Angeklagt ist auch ein Geschwisterpaar, dessen Bruder in Syrien als "Sharia-Polizist" tätig und bei Kampfhandlungen gefallen war. Die mittlerweile 23-jährige Frau kam bereits als 14-Jährige in Berührung mit der Moschee. Sie wollte nicht nur selbst einen IS-Kämpfer heiraten und nach Syrien gehen, sie soll auch im Verwandten- und Bekanntenkreis andere "IS-Bräute" angeworben haben. Eine Freundin von ihr konnte nur an der Abreise gehindert werden, weil die Eltern davon Wind bekamen und die Papiere der Tochter versteckten.
Beschuldigt wird auch eine 32-jährige Frau - die Tochter eines Gründungsmitglieds der Moschee -, die in den für Frauen vorbehaltenen Räumen des Vereins Mitglieder angeworben und aufgefordert haben soll, IS-Kämpfer zu heiraten bzw. mit den Ehemännern in den Krieg zu ziehen.

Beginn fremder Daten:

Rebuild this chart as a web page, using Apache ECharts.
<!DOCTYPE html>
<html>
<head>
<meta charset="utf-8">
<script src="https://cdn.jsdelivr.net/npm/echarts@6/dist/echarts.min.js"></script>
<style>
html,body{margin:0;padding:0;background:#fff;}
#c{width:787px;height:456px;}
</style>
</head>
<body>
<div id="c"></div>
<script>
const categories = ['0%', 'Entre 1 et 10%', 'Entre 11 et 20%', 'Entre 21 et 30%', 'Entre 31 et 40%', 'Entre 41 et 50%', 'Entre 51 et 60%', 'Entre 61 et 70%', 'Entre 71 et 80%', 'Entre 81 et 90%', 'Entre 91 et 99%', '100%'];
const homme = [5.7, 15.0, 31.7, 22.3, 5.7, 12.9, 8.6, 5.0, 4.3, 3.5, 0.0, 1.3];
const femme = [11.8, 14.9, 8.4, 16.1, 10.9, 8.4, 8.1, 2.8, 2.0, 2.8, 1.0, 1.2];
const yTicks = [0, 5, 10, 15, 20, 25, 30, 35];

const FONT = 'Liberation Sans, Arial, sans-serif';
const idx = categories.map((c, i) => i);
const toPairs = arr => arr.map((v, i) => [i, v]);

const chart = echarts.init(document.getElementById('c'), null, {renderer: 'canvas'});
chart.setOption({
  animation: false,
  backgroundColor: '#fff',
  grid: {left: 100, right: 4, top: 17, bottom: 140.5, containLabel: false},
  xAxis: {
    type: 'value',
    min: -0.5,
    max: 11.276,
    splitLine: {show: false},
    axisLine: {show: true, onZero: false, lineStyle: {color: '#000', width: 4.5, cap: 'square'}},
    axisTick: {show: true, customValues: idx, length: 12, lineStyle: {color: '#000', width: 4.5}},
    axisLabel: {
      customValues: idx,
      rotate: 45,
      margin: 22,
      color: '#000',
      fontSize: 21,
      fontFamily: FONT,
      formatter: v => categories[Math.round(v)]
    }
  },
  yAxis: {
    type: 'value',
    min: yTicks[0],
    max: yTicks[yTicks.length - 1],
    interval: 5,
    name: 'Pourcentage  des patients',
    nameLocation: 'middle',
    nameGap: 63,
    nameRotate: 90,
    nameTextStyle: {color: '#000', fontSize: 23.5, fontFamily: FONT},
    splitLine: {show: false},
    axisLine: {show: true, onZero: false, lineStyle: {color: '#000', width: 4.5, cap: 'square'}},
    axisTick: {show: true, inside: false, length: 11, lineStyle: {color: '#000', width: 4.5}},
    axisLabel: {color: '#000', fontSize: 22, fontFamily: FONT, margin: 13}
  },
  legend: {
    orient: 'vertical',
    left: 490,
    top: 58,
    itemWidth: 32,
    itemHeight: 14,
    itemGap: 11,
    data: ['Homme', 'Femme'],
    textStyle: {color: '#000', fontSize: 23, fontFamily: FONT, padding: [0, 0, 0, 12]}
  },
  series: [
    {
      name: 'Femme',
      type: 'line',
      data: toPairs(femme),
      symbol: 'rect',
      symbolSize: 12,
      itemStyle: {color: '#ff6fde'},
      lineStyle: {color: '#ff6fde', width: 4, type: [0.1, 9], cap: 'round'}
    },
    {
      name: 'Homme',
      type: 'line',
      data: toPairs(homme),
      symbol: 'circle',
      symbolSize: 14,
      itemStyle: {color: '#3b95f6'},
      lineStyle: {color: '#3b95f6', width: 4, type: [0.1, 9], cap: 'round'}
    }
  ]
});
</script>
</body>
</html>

Bei den weiteren Angeklagten handelt es sich um IS-Kämpfer, die sich für den Jihad vorbereitet haben bzw. deren Familien, die die Terrororganisation moralisch und finanziell unterstützt haben sollen. Unter ihnen befindet sich auch ein Grazer Arzt, der noch während seines Medizinstudiums in den Krieg ziehen wollte. Sein Vater hielt ihn mit einem Trick davon ab: Er solle doch erst sein Studium beenden, denn in Syrien wäre er als ausgebildeter Arzt wichtiger. Daher blieb es bei dem Versuch.
Ein Urteil soll nach derzeitigem Plan am 14. Oktober gefällt werden.
Zusammenfassung
- Am Wiener Straflandesgericht hat am Freitag ein Prozess gegen eine Gruppierung begonnen, der vorgeworfen wird, in einer Grazer Moschee Jugendliche und junge Erwachsene radikalisiert zu haben, um sie als Kämpfer für Terrororganisationen zu rekrutieren.
- 14 Beschuldigte müssen sich an 19 Verhandlungstagen verantworten, ein Urteil wird erst im Oktober gefällt.
- Die mittlerweile 23-jährige Frau kam bereits als 14-Jährige in Berührung mit der Moschee.